Driving with my husband

Another child has flown the coop. Well, sort of. My child is traveling alone across country by plane, and will connect to another flight in an airport I’ve never been to. It has been a learning experience pointing out the stuff parents have done in advance for previous trips. A number of small significant items were left on the table as this child dashed out the door early this morning. Another child drove up and carried them away, two hours away, because it’s cheaper to fly from Indy than from Fort Wayne.

I prefer not to get up before dawn, so I was grateful to give the driving to a willing child. One of my older children loves driving; she even volunteered for it! The family rule is that the driver gets to control the music. She also loves having her tunes playing.

My husband enjoyed driving. At least, he didn’t mind it. For many years our standard plan was to drive several hours east to visit his family one year. The next year we would drive three days west to visit my family. This alternating pattern continued up until his death. We got to know the flat lands of Nebraska and the tree-filled hills of Pennsylvania really well.

I don’t like traveling. I got motion sick up until I learned to drive. When driving I don’t feel it, which is a blessing. My husband’s mother didn’t ever learn to drive; her husband and then her sons drove her everywhere she couldn’t walk. She walked to work at the school, she walked to church, she walked to the store. She got a ride to anywhere she’d have to carry a lot home: the Salvation Army store, Goodwill, Giant Eagle grocery store.

When my husband and I married, we were in Utah. If we went somewhere together, he drove. I was fine with that. But I drove to work, to the store, to church, to appointments and interviews all the time. He worked full time an hour away; there was public transportation, so he took it.

Our first child was born there, but when he was a month old we moved to a small town in Pennsylvania. We had one car; my husband took it to work except when I had an appointment. Then I drove him back and forth so I’d have the car. Nine months later I totaled the car and we moved in with his parents.

They gave us a car for him to drive to work, and my father-in-law drove me to appointments. After six months we moved into my husband’s grandmother’s house, which was vacant, and we took turns using the car again. During all this time he drove whenever we were together, and I didn’t think anything of it.

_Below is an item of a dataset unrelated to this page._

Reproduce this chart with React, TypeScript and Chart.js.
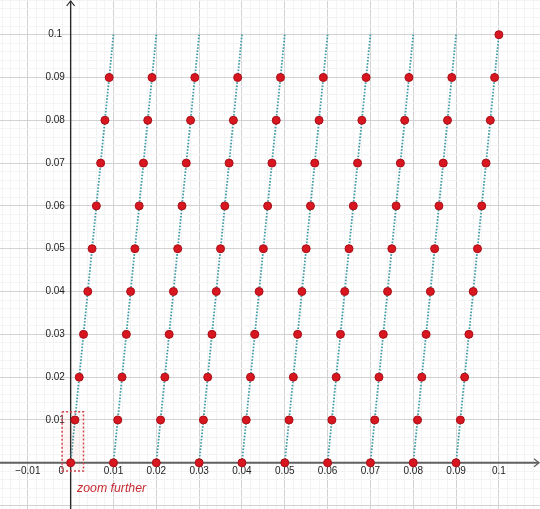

Finally we reached financial stability enough to drive six hours away to the temple, and I was not exhausted… about the time our third child was a year old. Before that we attended the temple once or twice a year, on our anniversary, but I was always pumping milk or sleeping on the way. This time my husband drove, and drove, and drove… and I was awake, alert, willing and able to drive. He made the logical assumption, that he would be driving for six hours, with one or two stops to pee. I objected!

I wanted to drive. I was more than capable; by then I was routinely driving all three children to and from doctor’s appointments every month or so, plus trips to the grocery store and to Grandma’s house. My husband had to practically rewire his brain to let go of the steering wheel, he was so used to driving us both. Logically he knew I could drive safely. Intellectually he had nothing against me driving. But letting go and being driven, without controlling the car, was hard for him. He tried not to act like a backseat driver, but he was really nervous that first time. Besides wanting to drive, I had pried the car away from him because he was nodding off, weaving on the road, trying to stay awake. So he was tired and uneasy at the same time!

Well, we made it there and back. In future trips he started asking me if I wanted to drive, and I answered honestly. Often we talked over who felt the most awake and who wanted to drive through the toughest traffic. He took over the difficult Chicago traffic and I took the flats of Nebraska. We tried to be considerate of each other.

Oh how I wish he were here to drive me.